Sunday, June 15, 2008
Before I went to the Loretta Lynn concert Friday night at Stubb's, someone made a comment to me that "the only reason Loretta Lynn can even play Stubb's is because Jack White revived her career and that the crowd at Stubb's would be nothing more than a sea of hipsters anticipating a possible guest appearance on stage by White himself."
While Jack White certainly introduced Lynn to a whole new audience with his work on her highly acclaimed 2004 album, Van Lear Rose, the core constituency of country music listeners needed no introduction whatsoever. With a career that includes 17 Number 1 albums and 27 Number 1 singles on the country charts as well as an Oscar-winning movie about her life, Loretta Lynn needs little, if any, help from Jack White.

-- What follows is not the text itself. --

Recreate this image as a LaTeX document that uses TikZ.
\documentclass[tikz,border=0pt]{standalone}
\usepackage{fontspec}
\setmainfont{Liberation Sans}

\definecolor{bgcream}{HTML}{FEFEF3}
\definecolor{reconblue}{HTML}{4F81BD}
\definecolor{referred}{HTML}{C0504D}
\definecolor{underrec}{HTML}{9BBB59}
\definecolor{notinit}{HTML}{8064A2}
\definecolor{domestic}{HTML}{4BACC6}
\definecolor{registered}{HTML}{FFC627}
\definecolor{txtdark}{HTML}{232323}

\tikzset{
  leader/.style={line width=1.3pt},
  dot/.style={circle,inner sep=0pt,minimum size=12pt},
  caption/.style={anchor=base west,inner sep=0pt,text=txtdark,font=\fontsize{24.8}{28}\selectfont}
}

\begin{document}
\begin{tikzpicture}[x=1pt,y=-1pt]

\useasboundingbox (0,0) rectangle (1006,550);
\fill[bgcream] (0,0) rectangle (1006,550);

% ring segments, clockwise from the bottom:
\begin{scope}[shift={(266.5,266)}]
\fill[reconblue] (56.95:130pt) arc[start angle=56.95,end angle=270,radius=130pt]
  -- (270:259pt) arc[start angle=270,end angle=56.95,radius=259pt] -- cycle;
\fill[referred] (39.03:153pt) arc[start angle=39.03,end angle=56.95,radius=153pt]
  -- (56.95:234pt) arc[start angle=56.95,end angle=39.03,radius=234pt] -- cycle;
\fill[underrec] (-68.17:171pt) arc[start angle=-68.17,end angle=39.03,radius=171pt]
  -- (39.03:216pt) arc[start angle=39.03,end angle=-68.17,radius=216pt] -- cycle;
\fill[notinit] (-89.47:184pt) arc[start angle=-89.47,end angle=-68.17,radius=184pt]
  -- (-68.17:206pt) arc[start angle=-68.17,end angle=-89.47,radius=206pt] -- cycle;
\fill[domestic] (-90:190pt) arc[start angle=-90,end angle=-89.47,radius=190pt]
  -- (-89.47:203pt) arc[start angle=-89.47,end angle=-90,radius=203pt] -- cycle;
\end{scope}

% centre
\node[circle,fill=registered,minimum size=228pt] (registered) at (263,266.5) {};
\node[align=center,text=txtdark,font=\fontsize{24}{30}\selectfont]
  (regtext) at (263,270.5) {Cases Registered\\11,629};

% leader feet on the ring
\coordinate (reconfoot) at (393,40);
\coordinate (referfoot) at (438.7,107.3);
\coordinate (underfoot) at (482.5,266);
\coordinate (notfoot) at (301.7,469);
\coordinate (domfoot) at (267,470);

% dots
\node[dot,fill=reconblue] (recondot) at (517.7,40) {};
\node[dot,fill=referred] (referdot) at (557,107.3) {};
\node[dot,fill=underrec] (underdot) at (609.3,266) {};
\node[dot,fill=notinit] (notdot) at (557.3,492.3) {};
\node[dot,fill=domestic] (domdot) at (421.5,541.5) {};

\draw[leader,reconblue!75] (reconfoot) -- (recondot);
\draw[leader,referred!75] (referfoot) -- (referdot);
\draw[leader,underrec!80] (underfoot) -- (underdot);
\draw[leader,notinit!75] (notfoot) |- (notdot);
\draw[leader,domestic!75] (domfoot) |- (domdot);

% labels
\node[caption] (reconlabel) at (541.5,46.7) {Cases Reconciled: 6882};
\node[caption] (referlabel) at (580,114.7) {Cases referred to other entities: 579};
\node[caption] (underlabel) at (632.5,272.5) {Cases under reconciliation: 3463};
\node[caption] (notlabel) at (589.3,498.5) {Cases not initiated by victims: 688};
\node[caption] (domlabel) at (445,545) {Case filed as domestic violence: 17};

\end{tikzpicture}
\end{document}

And while many misinformed individuals continue to believe that country artists are nothing more than conservative, Christian hillbillies; Loretta Lynn wrote songs that were banned from many radio stations including her song "The Pill," about the sexual liberation brought about by the introduction of birth control pills, as well as a protest song against the Vietnam War entitled "Dear Uncle Sam." In the current climate of manufactured country pop stars, Loretta Lynn is one of the few who talks it like she walks it. In my opinion, she is the undisputed queen of country.
As for this "sea of hipsters" that I was supposedly wading through Friday night, they did a good job of disguising themselves as blue-collar, rednecked Texans who adore Loretta Lynn, a country music icon who did not sing one, solitary song from Van Lear Rose. Hey, when you've got 27 Number 1 singles under your belt, how much help do you really need from a White Stripe anyway?